Expert Tips For Handling Debt In Your 20s and 30s

Today’s millennials are more in debt than any other generation. With record levels of student debt and rising healthcare costs, Canadians in their 20s and 30s are facing new and unique challenges when it comes to managing their finances. The average Canadian debt rose to $72,950, recent Equifax figures show. However, Canadians between 24 and 39 years saw their levels rise a record 12.3 percent, taking the debt to income ratio over 200 percent. As this level climbs for millennials, so are their stress levels. Almost 7 in 10 millennials admit to being stressed about their credit card or student loan. However, developing money-smart habits early on in your daily life can not only help you control your debt but also can also help give you the habits needed to avoid possible future financial mistakes. 

 

End The Trend Of Lifestyle Comparison And Social Media Influencing 

The social media era continues to grow — particularly amongst millennials. The news and social media feed for many 20 and 30-year-olds are now filled with influencers and brands illustrating the lucrative life filled with parties, designer clothing, and luxurious holidays. By doing this, younger consumers are feeling more pressured to imitate this lifestyle – and end up getting into debt to do so. According to a survey by Manulife, a worrying 33 percent of millennials said they are spending more simply to keep up appearances. For those between the ages of 20 to 39 years old, almost half of them are using their credit cards to pay for that debt. 

 

However, if you are to avoid the all too common debt spiral in your 20s and 30s, separating wants from your necessities is crucial. While it may be difficult to avoid the pressures of social media and the mirage it presents, limiting your time on such platforms can help. For those that are fearful of missing out while on their debt journey, leaving space in their monthly budget for fun/dining out or miscellaneous purchases can help restore that balance while helping you make progress on your repayments. You can also flip the effect of social media by curating your social feed with inspiring and educational content while on your debt journey. In recent years, the number of social media accounts dedicated to personal finance and debt management has grown tremendously, providing useful information to all those who need it.

 

Cut The Over-Reliance On Credit Cards

Credit cards are one of the highest costing debt options but also one of the easiest to access. Many younger consumers start with a clean credit slate but quickly find themselves racking up unmanageable credit card debt- and damaging their credit score in the process. Continuous years of this and the impact on your credit score can end up affecting your mortgage approval chances (and rates), approval of business financing and even, your chances in employment. 

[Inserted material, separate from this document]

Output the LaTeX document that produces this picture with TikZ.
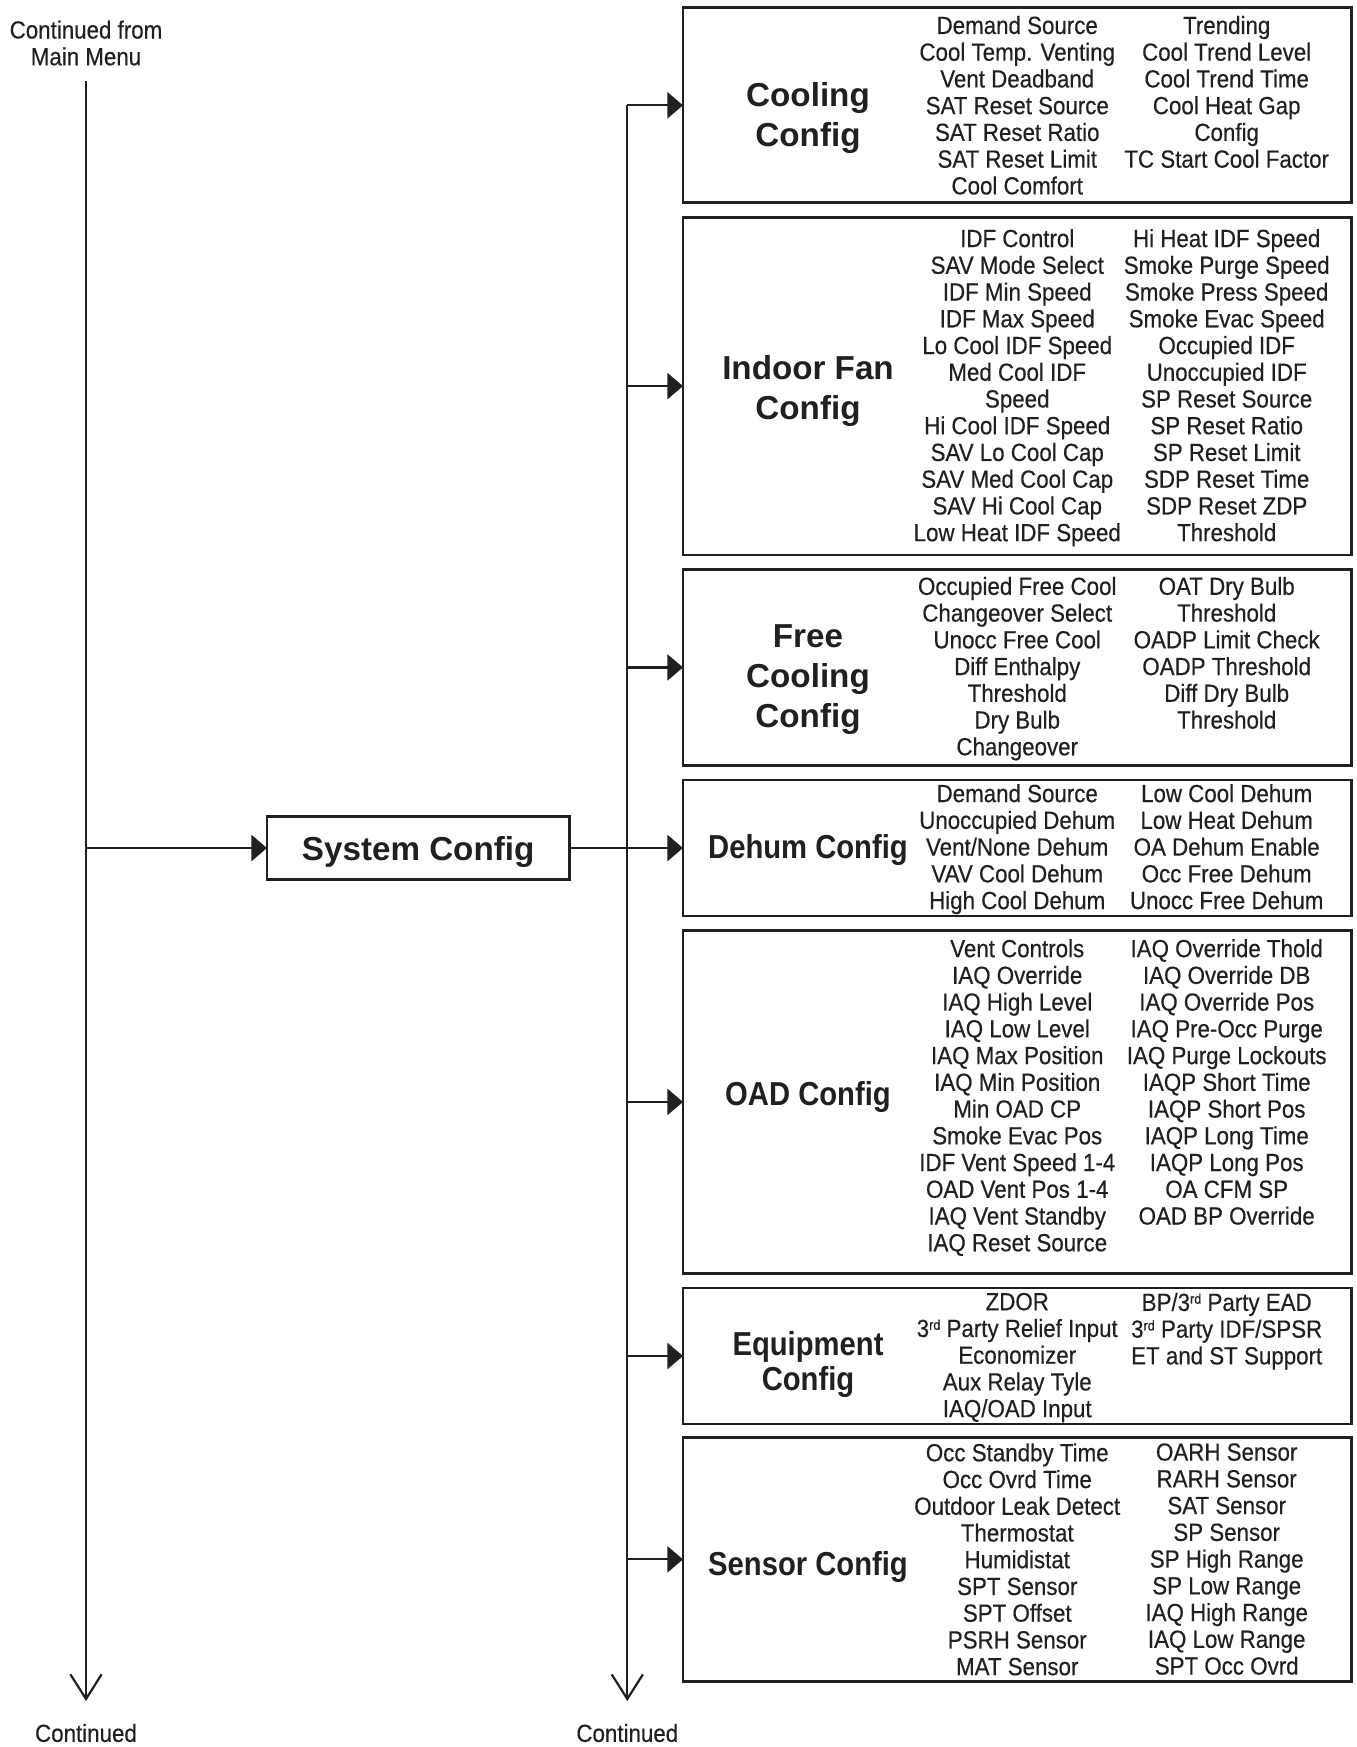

Some kinds of debt are good, while some are not. It is important to make a distinction between the two. While it may seem inviting to apply for multiple credit cards and take advantage of having a clean credit slate, it does not mean you should. Instead, apply for a credit card that aligns with your intended use and when you are confident that you can pay the balance at the end of the month. Lastly, make it a habit to practice good credit habits like keeping your credit utilization below 30 percent, setting payment reminders to avoid late payments, and regularly checking your credit score. To help you adhere to these habits, there are a couple of places online where you can check and monitor your credit score for free. 

 

Don’t Just Draft A Budget, Stick To It And Hold Yourself Accountable

Approximately 49 percent of Canadians had a budget in 2019. While this shows an improvement from 2014 (46 percent), there is the issue of sticking to the pre-drafted budget. It turns out a significant portion of millennials plan their finances (75 percent) but rarely stick to it; opting to splurge on travel, dining out, and experiences. In 2019, consumers in their 20s and 30s dined out more compared to Canadians in other age demographics. Whether it is the use of digital budgeting tools or old school writing down your spending, the use of budgeting has been shown to improve financial awareness and confidence when it comes to money management. 

Lastly, remember that practicing good debt management should be a lifelong commitment. By taking small, steady steps towards financial security, you can incorporate healthy financial habits that will help you stay ahead of the debt trap now and in the future.